User Growth Versus Revenue Reality

Spotify’s user numbers are genuinely impressive – 17 million new monthly active users in one quarter is massive. But look at what’s happening beneath the surface. Premium subscribers account for €3.8 billion of revenue, up 9% year-over-year, while ad-supported revenue actually declined 6%. So they’re adding tons of users, but the money isn’t following at the same pace. This creates a real challenge: how do you monetize all these new users without pushing them away with price increases? The company is betting big on product innovation and operational leverage, but we’ve been hearing that story for years.

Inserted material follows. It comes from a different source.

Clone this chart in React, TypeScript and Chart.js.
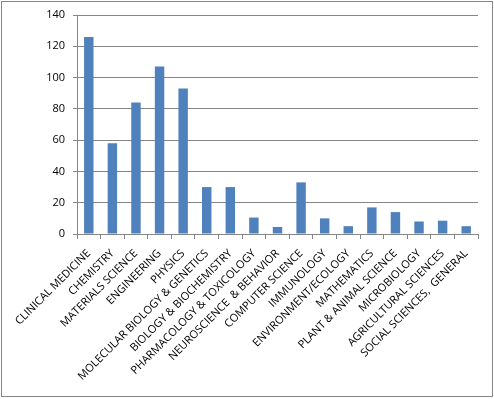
import React, { useEffect, useRef } from "react";
import { Chart, registerables } from "chart.js";

Chart.register(...registerables);

const categories = [
  "CLINICAL MEDICINE",
  "CHEMISTRY",
  "MATERIALS SCIENCE",
  "ENGINEERING",
  "PHYSICS",
  "MOLECULAR BIOLOGY & GENETICS",
  "BIOLOGY & BIOCHEMISTRY",
  "PHARMACOLOGY & TOXICOLOGY",
  "NEUROSCIENCE  & BEHAVIOR",
  "COMPUTER SCIENCE",
  "IMMUNOLOGY",
  "ENVIRONMENT/ECOLOGY",
  "MATHEMATICS",
  "PLANT & ANIMAL SCIENCE",
  "MICROBIOLOGY",
  "AGRICULTURAL SCIENCES",
  "SOCIAL SCIENCES,  GENERAL",
];

const values = [126, 58, 84, 107, 93, 30, 30, 10.5, 4.5, 33, 10, 5, 17, 14, 8, 8.5, 5];

const yMin = 0;
const yMax = 140;
const yStep = 20;

const GRID = "#868686";
const FONT = "'Open Sans', 'Liberation Sans', sans-serif";

const borderPlugin = {
  id: "outerBorder",
  afterDraw(chart: any) {
    const ctx = chart.ctx;
    ctx.save();
    ctx.strokeStyle = "#868686";
    ctx.lineWidth = 1;
    ctx.strokeRect(1.5, 1.5, 491, 395);
    ctx.restore();
  },
};

export default function App() {
  const ref = useRef<HTMLCanvasElement>(null);

  useEffect(() => {
    document.body.style.margin = "0";
    const chart = new Chart(ref.current!, {
      type: "bar",
      data: {
        labels: categories,
        datasets: [
          {
            data: values,
            backgroundColor: "#4F81BD",
            barPercentage: 0.4,
            categoryPercentage: 1,
          },
        ],
      },
      options: {
        responsive: false,
        animation: false,
        events: [],
        layout: { padding: { top: 15, right: 16, left: 0, bottom: 0 } },
        plugins: {
          legend: { display: false },
          tooltip: { enabled: false },
        },
        scales: {
          x: {
            offset: true,
            grid: {
              offset: true,
              drawOnChartArea: false,
              drawTicks: true,
              tickLength: 5,
              color: GRID,
            },
            border: { color: GRID },
            ticks: {
              autoSkip: false,
              minRotation: 45,
              maxRotation: 45,
              color: "#000",
              padding: 8,
              font: { family: FONT, size: 11 },
            },
            afterFit(scale: any) {
              scale.height = 165;
            },
          },
          y: {
            min: yMin,
            max: yMax,
            ticks: {
              stepSize: yStep,
              color: "#000",
              padding: 8,
              font: { family: FONT, size: 11 },
            },
            grid: { color: GRID, tickLength: 4 },
            border: { color: GRID },
            afterFit(scale: any) {
              scale.width = 77;
            },
          },
        },
      },
      plugins: [borderPlugin],
    });
    return () => chart.destroy();
  }, []);

  return (
    <div style={{ position: "absolute", left: 0, top: 0, width: 494, height: 399, background: "#fff" }}>
      <canvas ref={ref} width={494} height={399} />
    </div>
  );
}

The Streaming Wars Intensify

Spotify’s in a tough spot competitively. Apple Music has that deep hardware integration, YouTube Music comes bundled with YouTube Premium, and Amazon Music is basically a loss leader for Prime. Meanwhile, Spotify’s pouring resources into podcasts, audiobooks, and now lossless audio – but are people actually willing to pay more for these features? The shareholder deck shows they’re throwing everything at the wall, but I wonder if they’re spreading themselves too thin. With Ek stepping down, his successor will inherit a company that’s great at growing users but still struggling to turn that growth into consistent profits.

What Comes Next?

Daniel Ek’s departure marks the end of an era, but will it change Spotify’s fundamental challenges? The new CEO will need to solve the advertising revenue problem while somehow justifying all these product investments. And let’s be real – another price hike seems inevitable, which risks pushing users toward cheaper alternatives. Spotify’s playing the long game, as Ek says, but investors might be getting impatient waiting for that game to actually become profitable. The user growth is undeniable, but sustainable profitability? That’s the billion-euro question they still haven’t answered.